[Source code of charts]

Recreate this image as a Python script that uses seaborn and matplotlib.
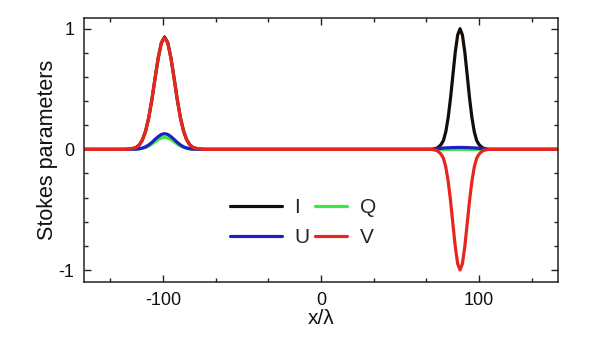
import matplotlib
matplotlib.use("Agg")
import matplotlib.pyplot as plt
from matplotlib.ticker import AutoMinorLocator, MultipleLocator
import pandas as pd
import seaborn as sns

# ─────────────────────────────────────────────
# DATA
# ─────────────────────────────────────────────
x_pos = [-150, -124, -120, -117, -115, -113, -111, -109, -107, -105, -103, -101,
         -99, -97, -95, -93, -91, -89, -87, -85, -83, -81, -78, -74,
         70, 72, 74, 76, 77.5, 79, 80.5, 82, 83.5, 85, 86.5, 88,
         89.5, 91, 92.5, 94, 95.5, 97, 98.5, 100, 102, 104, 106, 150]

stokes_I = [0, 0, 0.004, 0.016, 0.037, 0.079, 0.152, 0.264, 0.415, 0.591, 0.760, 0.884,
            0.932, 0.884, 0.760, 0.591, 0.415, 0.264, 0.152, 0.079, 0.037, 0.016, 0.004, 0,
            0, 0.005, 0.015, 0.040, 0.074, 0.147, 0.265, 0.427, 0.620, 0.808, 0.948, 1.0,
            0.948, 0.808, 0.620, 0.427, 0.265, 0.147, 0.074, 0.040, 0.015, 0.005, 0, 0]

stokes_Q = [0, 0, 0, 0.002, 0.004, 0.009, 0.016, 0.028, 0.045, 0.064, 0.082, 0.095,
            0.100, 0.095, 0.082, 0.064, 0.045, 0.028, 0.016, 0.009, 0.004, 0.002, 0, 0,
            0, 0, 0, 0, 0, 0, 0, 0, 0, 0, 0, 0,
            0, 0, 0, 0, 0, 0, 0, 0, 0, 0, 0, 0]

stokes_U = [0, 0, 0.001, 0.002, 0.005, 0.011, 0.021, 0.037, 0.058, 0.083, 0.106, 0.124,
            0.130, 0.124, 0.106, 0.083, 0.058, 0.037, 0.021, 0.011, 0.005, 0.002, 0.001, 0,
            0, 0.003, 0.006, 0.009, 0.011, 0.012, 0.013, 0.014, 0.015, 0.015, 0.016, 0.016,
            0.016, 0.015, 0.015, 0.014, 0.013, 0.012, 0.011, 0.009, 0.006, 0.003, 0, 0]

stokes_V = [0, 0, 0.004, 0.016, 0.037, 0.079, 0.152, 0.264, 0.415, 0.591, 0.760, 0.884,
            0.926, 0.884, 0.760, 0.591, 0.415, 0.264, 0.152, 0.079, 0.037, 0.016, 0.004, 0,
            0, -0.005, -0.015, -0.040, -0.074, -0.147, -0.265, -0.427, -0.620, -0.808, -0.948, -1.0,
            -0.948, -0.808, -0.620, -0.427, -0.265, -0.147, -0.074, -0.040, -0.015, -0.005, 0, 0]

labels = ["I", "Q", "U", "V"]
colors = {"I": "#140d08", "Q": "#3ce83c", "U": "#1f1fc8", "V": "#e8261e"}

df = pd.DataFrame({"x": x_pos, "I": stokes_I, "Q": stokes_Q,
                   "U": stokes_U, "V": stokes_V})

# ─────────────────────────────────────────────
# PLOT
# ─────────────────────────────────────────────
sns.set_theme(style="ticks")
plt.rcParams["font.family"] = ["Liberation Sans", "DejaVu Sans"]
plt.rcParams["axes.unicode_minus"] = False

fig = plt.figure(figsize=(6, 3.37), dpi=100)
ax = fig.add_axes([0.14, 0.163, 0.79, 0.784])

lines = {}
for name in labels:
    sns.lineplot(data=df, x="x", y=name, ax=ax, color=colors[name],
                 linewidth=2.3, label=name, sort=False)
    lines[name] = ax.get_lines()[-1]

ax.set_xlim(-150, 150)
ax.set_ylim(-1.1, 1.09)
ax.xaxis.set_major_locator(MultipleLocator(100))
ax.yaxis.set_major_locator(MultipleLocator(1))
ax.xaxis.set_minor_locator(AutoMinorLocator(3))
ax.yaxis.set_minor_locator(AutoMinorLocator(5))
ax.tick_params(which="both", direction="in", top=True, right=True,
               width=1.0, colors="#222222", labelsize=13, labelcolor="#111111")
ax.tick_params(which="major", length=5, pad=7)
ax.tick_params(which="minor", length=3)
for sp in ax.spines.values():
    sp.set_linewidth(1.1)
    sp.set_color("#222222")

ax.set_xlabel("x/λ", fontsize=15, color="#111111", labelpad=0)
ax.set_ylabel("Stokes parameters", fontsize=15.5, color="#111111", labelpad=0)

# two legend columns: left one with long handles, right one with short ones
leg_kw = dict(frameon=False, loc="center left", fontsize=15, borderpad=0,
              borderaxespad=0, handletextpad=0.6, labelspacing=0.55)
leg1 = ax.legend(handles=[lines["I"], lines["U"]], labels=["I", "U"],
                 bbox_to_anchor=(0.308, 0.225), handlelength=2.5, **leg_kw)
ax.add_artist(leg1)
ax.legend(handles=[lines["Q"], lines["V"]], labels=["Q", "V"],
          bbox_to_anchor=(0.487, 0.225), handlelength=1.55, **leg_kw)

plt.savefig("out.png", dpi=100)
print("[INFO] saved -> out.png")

---

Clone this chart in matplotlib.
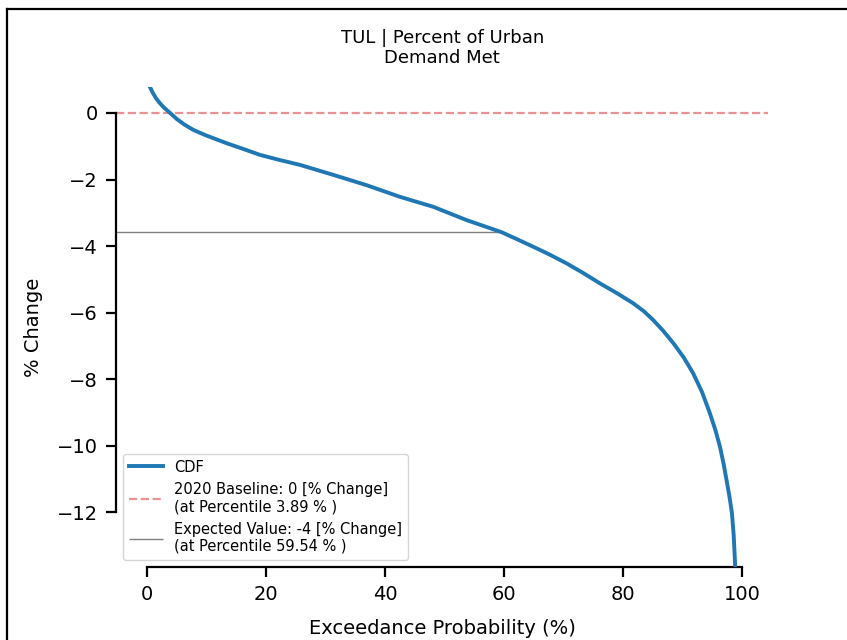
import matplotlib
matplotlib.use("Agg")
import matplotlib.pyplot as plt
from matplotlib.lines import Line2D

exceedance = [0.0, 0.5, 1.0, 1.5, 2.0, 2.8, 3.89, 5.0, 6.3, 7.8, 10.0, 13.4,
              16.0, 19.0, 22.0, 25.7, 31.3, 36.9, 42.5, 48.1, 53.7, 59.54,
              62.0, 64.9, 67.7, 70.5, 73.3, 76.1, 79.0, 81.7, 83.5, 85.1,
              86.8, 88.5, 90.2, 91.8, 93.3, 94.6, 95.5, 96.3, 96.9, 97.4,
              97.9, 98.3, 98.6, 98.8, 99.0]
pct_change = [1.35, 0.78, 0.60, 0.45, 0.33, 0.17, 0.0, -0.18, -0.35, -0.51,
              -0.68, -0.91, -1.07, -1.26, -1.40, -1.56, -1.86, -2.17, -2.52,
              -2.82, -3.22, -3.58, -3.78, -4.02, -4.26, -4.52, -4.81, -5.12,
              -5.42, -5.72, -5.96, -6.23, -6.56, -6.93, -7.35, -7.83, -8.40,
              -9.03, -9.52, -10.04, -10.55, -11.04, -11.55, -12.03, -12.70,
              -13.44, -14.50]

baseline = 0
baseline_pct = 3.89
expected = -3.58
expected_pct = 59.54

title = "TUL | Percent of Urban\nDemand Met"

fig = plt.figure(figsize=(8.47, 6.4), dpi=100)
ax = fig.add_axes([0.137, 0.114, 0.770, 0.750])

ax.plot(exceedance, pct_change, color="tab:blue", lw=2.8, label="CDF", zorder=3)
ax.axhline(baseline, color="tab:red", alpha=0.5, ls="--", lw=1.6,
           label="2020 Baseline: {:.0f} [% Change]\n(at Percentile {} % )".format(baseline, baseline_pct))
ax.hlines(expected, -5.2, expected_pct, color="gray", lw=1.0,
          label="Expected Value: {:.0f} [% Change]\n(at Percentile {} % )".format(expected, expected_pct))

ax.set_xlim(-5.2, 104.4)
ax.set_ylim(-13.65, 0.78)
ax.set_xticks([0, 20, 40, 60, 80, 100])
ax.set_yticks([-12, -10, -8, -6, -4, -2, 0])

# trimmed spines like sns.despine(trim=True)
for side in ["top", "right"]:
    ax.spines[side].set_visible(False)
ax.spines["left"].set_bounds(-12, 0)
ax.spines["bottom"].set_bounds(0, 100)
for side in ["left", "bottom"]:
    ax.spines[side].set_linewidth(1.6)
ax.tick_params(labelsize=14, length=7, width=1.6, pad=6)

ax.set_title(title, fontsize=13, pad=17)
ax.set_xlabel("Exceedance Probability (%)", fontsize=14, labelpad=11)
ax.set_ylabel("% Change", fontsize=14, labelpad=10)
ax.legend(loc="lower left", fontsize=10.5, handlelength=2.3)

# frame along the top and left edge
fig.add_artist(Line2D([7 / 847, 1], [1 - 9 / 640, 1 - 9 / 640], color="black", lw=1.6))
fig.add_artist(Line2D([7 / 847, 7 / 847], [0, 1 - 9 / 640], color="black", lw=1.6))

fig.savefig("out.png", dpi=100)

[WRITTEN TASK]
Beginning with the line above that contains "Recreate this image" and ending with the line that contains "import seaborn as sns", quote each line exactly, keeping out the pictures.

[THE COMPLETED TASK]
Recreate this image as a Python script that uses seaborn and matplotlib.
import matplotlib
matplotlib.use("Agg")
import matplotlib.pyplot as plt
from matplotlib.ticker import AutoMinorLocator, MultipleLocator
import pandas as pd
import seaborn as sns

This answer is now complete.